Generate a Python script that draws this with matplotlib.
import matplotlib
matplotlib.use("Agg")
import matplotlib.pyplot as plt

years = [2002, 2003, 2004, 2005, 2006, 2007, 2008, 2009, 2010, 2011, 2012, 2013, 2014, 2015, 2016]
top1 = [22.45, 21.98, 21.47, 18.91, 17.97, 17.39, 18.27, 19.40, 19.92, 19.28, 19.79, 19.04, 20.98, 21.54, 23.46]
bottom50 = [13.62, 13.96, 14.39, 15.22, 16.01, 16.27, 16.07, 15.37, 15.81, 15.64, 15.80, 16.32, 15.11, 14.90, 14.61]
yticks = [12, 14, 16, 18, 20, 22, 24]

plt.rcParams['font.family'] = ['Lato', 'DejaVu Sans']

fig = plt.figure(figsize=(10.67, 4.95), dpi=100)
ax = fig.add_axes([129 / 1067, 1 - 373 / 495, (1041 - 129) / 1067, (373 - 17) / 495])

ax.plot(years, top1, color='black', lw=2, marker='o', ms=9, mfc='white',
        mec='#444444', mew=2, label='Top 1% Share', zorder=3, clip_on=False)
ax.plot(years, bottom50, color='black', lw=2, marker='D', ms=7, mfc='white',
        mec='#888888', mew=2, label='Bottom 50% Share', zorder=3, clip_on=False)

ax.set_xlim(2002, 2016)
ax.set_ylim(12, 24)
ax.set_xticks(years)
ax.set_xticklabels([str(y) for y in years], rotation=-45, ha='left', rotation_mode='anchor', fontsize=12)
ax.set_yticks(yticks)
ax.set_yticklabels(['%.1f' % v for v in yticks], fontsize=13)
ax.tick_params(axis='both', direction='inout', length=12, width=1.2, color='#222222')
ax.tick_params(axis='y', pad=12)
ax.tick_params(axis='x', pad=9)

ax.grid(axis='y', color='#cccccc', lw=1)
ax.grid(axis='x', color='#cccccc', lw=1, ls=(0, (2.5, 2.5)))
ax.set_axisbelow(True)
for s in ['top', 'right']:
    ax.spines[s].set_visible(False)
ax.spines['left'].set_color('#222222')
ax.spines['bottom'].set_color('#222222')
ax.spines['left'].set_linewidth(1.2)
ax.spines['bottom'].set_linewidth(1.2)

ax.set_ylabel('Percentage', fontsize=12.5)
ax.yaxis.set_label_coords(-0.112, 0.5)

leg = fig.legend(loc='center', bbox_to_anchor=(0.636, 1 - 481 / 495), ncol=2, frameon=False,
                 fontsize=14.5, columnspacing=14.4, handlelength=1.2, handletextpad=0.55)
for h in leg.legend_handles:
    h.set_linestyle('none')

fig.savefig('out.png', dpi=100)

- Stated exercise -
From the listing, tally every line with the word "matplotlib" in it and give only the tally.

- Solved problem -
4